7. Articulate Your Best Possible Self

A few thoughts about narrative therapy – telling the story of your life in a way that empowers and visualizing the future as being bright and the realization of those important things you want out of life. If your life is defined by negative things then it begins to define who you are, how you see yourself and how others see you.


Envisioning and focusing on a positive future leads to:

  • Enhanced mood and well-being

  • Decrease in Doctor visits

  • Improved test performance

  • Why does it work?

  • Encourages optimism, self-esteem, long-term planning

  • Construct a clear narrative of what you want and how you might get it.

8. Connect with Others

Happy people actively cultivate interpersonal connections. Our friends and loved ones afford one of the greatest sources of happiness


Why is connection with others so important?

◦We are inherently social – we have a fundamental need for belonging.

◦Social relationships provide a buffer in times of trouble

◦Relationships with others removes self-focus

◦Encourages multiple roles, purpose and goals in life

◦Provides positive feedback

◦Changes and improves our self – image


9. Find Your Purpose

•There are health benefits of having life goals, values and higher meaning that engage the mind and promote the greater good

•Purpose is found through commitment to meaningful goals, work, religion, etc.



“Man is not driven by a drive for pleasure, as Freud said, nor a will to power as Adler said, but rather a will to meaning.” This is the basic motivational factor in being human.
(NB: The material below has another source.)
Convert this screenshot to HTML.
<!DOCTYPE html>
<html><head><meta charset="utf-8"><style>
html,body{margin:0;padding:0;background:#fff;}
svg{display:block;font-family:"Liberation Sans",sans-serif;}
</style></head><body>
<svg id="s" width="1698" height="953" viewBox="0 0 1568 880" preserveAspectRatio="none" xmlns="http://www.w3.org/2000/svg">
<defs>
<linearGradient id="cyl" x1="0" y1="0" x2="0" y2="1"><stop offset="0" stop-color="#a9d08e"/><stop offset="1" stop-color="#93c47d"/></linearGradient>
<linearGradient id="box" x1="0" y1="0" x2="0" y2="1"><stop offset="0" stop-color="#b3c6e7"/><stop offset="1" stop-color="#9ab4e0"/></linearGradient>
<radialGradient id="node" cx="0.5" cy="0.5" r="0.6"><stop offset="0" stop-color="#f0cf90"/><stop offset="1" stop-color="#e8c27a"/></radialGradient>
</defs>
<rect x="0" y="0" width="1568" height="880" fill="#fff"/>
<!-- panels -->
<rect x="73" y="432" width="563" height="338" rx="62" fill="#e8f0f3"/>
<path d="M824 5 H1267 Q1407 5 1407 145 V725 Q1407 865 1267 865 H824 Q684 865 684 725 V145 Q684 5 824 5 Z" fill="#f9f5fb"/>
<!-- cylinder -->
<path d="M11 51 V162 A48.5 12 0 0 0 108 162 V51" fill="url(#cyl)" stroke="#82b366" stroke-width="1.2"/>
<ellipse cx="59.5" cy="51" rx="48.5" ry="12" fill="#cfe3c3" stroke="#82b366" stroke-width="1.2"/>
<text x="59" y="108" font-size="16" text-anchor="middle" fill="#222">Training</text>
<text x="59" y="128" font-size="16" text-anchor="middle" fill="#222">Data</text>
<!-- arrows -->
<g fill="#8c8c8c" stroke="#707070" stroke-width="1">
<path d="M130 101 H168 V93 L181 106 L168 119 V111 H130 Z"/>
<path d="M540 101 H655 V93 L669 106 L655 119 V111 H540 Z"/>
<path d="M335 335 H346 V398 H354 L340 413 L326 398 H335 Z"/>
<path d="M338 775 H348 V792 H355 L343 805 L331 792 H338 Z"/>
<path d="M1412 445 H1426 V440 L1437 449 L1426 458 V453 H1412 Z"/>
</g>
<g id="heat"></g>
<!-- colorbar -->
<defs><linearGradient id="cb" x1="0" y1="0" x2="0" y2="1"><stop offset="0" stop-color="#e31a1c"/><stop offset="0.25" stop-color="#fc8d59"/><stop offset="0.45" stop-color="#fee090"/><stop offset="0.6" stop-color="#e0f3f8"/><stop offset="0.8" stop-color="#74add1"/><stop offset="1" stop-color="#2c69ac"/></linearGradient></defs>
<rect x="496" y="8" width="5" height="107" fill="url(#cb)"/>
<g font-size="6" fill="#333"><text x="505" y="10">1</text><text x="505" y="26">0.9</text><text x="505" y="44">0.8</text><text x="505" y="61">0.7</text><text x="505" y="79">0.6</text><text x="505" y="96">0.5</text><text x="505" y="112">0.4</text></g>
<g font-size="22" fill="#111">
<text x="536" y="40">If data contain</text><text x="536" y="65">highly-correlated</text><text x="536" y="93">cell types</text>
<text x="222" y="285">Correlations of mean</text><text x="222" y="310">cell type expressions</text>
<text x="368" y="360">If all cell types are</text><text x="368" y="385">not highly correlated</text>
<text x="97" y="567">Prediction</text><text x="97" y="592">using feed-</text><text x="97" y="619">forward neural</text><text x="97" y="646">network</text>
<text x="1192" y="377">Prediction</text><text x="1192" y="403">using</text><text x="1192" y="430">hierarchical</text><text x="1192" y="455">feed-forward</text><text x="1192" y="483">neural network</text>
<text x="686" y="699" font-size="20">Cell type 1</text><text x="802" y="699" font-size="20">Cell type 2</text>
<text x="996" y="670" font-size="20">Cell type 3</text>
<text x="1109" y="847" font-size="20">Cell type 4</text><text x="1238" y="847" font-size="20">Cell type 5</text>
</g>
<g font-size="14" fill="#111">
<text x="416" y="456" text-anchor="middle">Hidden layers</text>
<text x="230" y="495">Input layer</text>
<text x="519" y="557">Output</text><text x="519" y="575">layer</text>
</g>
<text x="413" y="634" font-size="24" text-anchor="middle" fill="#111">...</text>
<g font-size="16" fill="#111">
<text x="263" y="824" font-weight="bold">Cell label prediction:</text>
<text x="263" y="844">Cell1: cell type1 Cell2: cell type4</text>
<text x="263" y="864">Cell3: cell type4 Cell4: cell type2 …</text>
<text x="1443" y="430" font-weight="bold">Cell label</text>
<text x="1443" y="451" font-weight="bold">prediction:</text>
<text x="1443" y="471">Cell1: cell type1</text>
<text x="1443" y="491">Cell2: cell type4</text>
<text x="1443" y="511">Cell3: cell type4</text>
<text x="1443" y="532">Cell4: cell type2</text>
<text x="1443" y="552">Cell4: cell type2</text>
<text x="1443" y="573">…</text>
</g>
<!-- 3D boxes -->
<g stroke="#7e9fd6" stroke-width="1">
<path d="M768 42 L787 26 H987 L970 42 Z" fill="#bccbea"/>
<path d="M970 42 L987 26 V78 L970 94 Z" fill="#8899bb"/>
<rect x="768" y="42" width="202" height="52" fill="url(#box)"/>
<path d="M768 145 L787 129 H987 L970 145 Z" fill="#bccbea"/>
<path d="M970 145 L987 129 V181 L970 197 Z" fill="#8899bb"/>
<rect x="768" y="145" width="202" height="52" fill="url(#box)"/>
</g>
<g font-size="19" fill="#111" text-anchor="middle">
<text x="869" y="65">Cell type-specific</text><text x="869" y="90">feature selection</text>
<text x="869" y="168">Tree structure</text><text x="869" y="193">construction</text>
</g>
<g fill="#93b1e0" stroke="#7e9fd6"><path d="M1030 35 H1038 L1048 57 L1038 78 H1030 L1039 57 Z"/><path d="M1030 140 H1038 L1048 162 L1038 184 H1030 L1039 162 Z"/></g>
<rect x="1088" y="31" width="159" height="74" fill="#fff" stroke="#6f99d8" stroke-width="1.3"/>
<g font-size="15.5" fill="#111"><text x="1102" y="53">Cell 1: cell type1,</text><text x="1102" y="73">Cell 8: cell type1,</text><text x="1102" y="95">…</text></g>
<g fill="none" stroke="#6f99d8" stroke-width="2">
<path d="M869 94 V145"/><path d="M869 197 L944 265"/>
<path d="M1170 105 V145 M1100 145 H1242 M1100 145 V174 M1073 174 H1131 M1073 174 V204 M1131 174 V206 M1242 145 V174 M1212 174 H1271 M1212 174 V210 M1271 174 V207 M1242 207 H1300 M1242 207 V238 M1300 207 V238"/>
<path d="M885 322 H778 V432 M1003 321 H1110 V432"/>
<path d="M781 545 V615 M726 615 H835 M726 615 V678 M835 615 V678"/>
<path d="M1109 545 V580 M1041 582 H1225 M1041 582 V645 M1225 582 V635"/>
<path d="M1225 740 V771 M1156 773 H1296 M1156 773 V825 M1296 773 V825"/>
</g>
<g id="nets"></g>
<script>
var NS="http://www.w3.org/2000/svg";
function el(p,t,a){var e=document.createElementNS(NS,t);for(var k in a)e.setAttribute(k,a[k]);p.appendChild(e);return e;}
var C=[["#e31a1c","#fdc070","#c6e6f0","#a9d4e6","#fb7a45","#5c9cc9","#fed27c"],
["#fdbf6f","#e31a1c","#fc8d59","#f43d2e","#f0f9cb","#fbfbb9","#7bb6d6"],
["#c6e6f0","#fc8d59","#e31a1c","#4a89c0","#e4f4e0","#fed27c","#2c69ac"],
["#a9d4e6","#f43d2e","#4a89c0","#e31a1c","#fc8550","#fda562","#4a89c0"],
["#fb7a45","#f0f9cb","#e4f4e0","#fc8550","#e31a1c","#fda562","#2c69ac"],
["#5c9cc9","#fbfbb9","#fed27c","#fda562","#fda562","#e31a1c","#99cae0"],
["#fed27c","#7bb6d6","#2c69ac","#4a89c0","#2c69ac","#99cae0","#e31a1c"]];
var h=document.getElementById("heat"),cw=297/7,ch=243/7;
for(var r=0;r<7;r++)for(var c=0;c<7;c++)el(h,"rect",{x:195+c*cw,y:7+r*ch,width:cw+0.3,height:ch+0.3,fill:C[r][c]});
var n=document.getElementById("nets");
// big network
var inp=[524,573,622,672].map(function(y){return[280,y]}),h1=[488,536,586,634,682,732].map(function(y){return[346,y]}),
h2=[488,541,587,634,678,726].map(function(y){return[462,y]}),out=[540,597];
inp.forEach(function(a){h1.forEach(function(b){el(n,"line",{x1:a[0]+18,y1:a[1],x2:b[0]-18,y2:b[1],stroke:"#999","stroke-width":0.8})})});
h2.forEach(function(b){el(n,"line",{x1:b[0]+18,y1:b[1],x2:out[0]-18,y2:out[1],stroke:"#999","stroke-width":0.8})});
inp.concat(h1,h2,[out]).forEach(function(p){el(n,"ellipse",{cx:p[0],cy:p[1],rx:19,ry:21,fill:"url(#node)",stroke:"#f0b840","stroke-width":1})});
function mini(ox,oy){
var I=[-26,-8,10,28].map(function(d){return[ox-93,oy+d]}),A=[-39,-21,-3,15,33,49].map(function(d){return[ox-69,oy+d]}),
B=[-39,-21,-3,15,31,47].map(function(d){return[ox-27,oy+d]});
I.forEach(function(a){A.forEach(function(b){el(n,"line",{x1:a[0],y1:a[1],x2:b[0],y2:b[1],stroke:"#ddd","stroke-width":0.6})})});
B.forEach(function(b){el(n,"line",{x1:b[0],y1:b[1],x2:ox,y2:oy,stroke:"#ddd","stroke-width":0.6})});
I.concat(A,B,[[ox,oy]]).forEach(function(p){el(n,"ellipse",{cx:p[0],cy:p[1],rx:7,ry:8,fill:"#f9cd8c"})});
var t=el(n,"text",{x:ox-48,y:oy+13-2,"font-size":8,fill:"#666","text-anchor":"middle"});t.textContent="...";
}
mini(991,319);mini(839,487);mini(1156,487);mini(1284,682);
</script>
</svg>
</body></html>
Frankl said, “We struggle for a life with meaning or we are frustrated in this drive for meaning and not finding a place for meaning we then flounder in their search for meaning and live a life of unhappiness and mental illness.”




10. Set Inspiring Goals

What do you want in life?

•Consider intrinsic and extrinsic goals.

•Short term and long term.

•Use goals to confront instead of avoid shortcomings

Why does it work?

•It gives life purpose and structure

•Increases sense of self, identity and self esteem

•It can be a coping mechanism to get through difficult times

“If you want to be happy, set a goal that commands your thoughts, liberates your energy, and inspires your hopes.”

-Andrew Carnegie


To Conclude:


Top 5 Deathbed Regrets - as reported in a study by Hospice


1. I wish I had the courage to live a life true to myself, not the life that others expected me to live.

2. I wish I wouldn’t have worked so hard.

3. I wish I had the courage to express my true feelings.

4. I wish I had stayed in touch with my friends.

5. I wish I would have let myself be happier.

Don’t have any regrets about how you live your life, live the life you want to, the life that will make you most happy because you can feel good about the person you are becoming. Keep your focus on the things that are most important in life, let go of the worries and the things you cannot change. If your life narrative is a negative one change it, see yourself as a survivor as a victor over difficult things. Every individual has unlimited potential, if they can only tap into it.